_TO BE DONE:_ Quote every line of the data below as it stands, omitting pictures.

_DATASET EXCERPT:_

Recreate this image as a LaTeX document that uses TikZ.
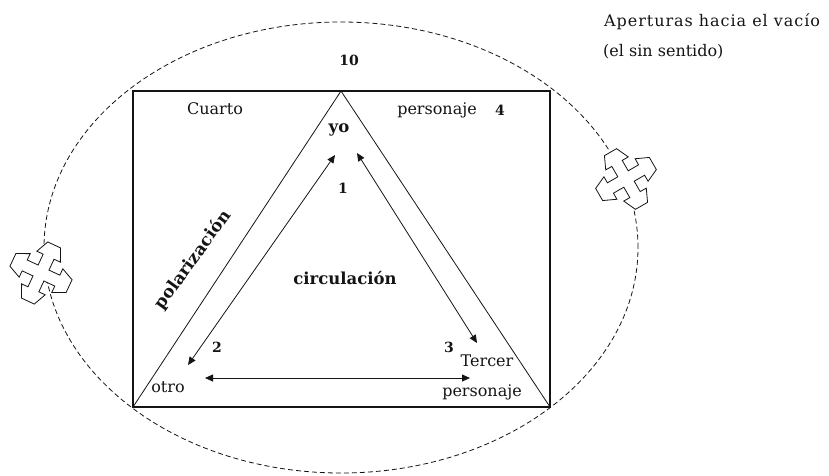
\documentclass[tikz,border=0pt]{standalone}
\usepackage{fontspec}
\setmainfont{DejaVu Serif}
\usetikzlibrary{arrows.meta, positioning, calc}
\definecolor{myink}{RGB}{20,20,20}
\tikzset{
  frame/.style={draw=myink, line width=1.4pt},
  side/.style={draw=myink, line width=0.8pt},
  link/.style={{Triangle[length=8pt,width=7pt]}-{Triangle[length=8pt,width=7pt]},
    draw=myink, line width=0.8pt},
  lbl/.style={font=\fontsize{16}{18}\selectfont, inner sep=0pt, color=myink},
  widelbl/.style={font=\fontsize{16}{18}\selectfont\addfontfeature{LetterSpace=6}, inner sep=0pt, color=myink},
  boldlbl/.style={font=\fontsize{16.5}{18}\selectfont\bfseries, inner sep=0pt, color=myink},
  num/.style={font=\fontsize{14}{16}\selectfont\bfseries, inner sep=0pt, color=myink},
  void/.style={draw=myink, dash pattern=on 5pt off 3pt, line width=0.8pt},
  opening/.style={draw=myink, fill=white, line width=0.8pt, line join=miter}
}

\begin{document}
\begin{tikzpicture}[x=1pt, y=-1pt]
  \useasboundingbox (0,0) rectangle (829,475);

  % corners
  \coordinate (tl) at (133,91);
  \coordinate (tr) at (550,91);
  \coordinate (bl) at (133,407);
  \coordinate (br) at (550,407);
  \coordinate (apex) at (341,91);

  % void
  \draw[void] (341,247.5) ellipse [x radius=297pt, y radius=225.5pt];

  \draw[frame] (tl) rectangle (br);
  \draw[side] (bl) -- (apex) -- (br);

  % openings
  \foreach \cx/\cy/\rot/\name in {41/273/-25/openL, 626/179/30/openR}{
    \begin{scope}[shift={(\cx,\cy)}, rotate=\rot]
      \draw[opening] (6,6) \foreach \a in {0,90,180,270}{
        -- ([rotate=\a]6,6) -- ([rotate=\a]18,6) -- ([rotate=\a]18,13)
        -- ([rotate=\a]31,7) -- ([rotate=\a]31,-7) -- ([rotate=\a]18,-13)
        -- ([rotate=\a]18,-6)} -- cycle;
    \end{scope}
  }

  % labels
  \node[num] (ten) at (349,60) {10};
  \node[lbl] (cuarto) at (215,109) {Cuarto};
  \node[lbl] (pers4) at (437,110) {personaje};
  \node[num] (four) at (500,110) {4};
  \node[boldlbl] (yo) at (339,130) {yo};
  \node[num] (one) at (343,188) {1};
  \node[boldlbl] (circ) at (345,278) {circulación};
  \node[boldlbl, font=\fontsize{17}{19}\selectfont\bfseries, rotate=54] (polar) at (193,260) {polarización};
  \node[num] (two) at (217,347) {2};
  \node[num] (three) at (449,347) {3};
  \node[lbl] (tercer) at (487,361) {Tercer};
  \node[lbl] (pers3) at (482,392) {personaje};
  \node[lbl] (otro) at (168,387) {otro};
  \node[widelbl, anchor=west] (apert) at (604,22) {Aperturas hacia el vacío};
  \node[lbl, anchor=west] (sinsent) at (603,52) {(el sin sentido)};

  % circulation
  \coordinate (yoL) at (335,155);
  \coordinate (yoR) at (357,153);
  \coordinate (otroT) at (188,365);
  \coordinate (tercT) at (477,343);
  \coordinate (otroR) at (205,378);
  \coordinate (tercL) at (470,378);
  \draw[link] (otroT) -- (yoL);
  \draw[link] (yoR) -- (tercT);
  \draw[link] (otroR) -- (tercL);
\end{tikzpicture}
\end{document}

_COMPLETED EXERCISE:_
Recreate this image as a LaTeX document that uses TikZ.
\documentclass[tikz,border=0pt]{standalone}
\usepackage{fontspec}
\setmainfont{DejaVu Serif}
\usetikzlibrary{arrows.meta, positioning, calc}
\definecolor{myink}{RGB}{20,20,20}
\tikzset{
  frame/.style={draw=myink, line width=1.4pt},
  side/.style={draw=myink, line width=0.8pt},
  link/.style={{Triangle[length=8pt,width=7pt]}-{Triangle[length=8pt,width=7pt]},
    draw=myink, line width=0.8pt},
  lbl/.style={font=\fontsize{16}{18}\selectfont, inner sep=0pt, color=myink},
  widelbl/.style={font=\fontsize{16}{18}\selectfont\addfontfeature{LetterSpace=6}, inner sep=0pt, color=myink},
  boldlbl/.style={font=\fontsize{16.5}{18}\selectfont\bfseries, inner sep=0pt, color=myink},
  num/.style={font=\fontsize{14}{16}\selectfont\bfseries, inner sep=0pt, color=myink},
  void/.style={draw=myink, dash pattern=on 5pt off 3pt, line width=0.8pt},
  opening/.style={draw=myink, fill=white, line width=0.8pt, line join=miter}
}

\begin{document}
\begin{tikzpicture}[x=1pt, y=-1pt]
  \useasboundingbox (0,0) rectangle (829,475);

  % corners
  \coordinate (tl) at (133,91);
  \coordinate (tr) at (550,91);
  \coordinate (bl) at (133,407);
  \coordinate (br) at (550,407);
  \coordinate (apex) at (341,91);

  % void
  \draw[void] (341,247.5) ellipse [x radius=297pt, y radius=225.5pt];

  \draw[frame] (tl) rectangle (br);
  \draw[side] (bl) -- (apex) -- (br);

  % openings
  \foreach \cx/\cy/\rot/\name in {41/273/-25/openL, 626/179/30/openR}{
    \begin{scope}[shift={(\cx,\cy)}, rotate=\rot]
      \draw[opening] (6,6) \foreach \a in {0,90,180,270}{
        -- ([rotate=\a]6,6) -- ([rotate=\a]18,6) -- ([rotate=\a]18,13)
        -- ([rotate=\a]31,7) -- ([rotate=\a]31,-7) -- ([rotate=\a]18,-13)
        -- ([rotate=\a]18,-6)} -- cycle;
    \end{scope}
  }

  % labels
  \node[num] (ten) at (349,60) {10};
  \node[lbl] (cuarto) at (215,109) {Cuarto};
  \node[lbl] (pers4) at (437,110) {personaje};
  \node[num] (four) at (500,110) {4};
  \node[boldlbl] (yo) at (339,130) {yo};
  \node[num] (one) at (343,188) {1};
  \node[boldlbl] (circ) at (345,278) {circulación};
  \node[boldlbl, font=\fontsize{17}{19}\selectfont\bfseries, rotate=54] (polar) at (193,260) {polarización};
  \node[num] (two) at (217,347) {2};
  \node[num] (three) at (449,347) {3};
  \node[lbl] (tercer) at (487,361) {Tercer};
  \node[lbl] (pers3) at (482,392) {personaje};
  \node[lbl] (otro) at (168,387) {otro};
  \node[widelbl, anchor=west] (apert) at (604,22) {Aperturas hacia el vacío};
  \node[lbl, anchor=west] (sinsent) at (603,52) {(el sin sentido)};

  % circulation
  \coordinate (yoL) at (335,155);
  \coordinate (yoR) at (357,153);
  \coordinate (otroT) at (188,365);
  \coordinate (tercT) at (477,343);
  \coordinate (otroR) at (205,378);
  \coordinate (tercL) at (470,378);
  \draw[link] (otroT) -- (yoL);
  \draw[link] (yoR) -- (tercT);
  \draw[link] (otroR) -- (tercL);
\end{tikzpicture}
\end{document}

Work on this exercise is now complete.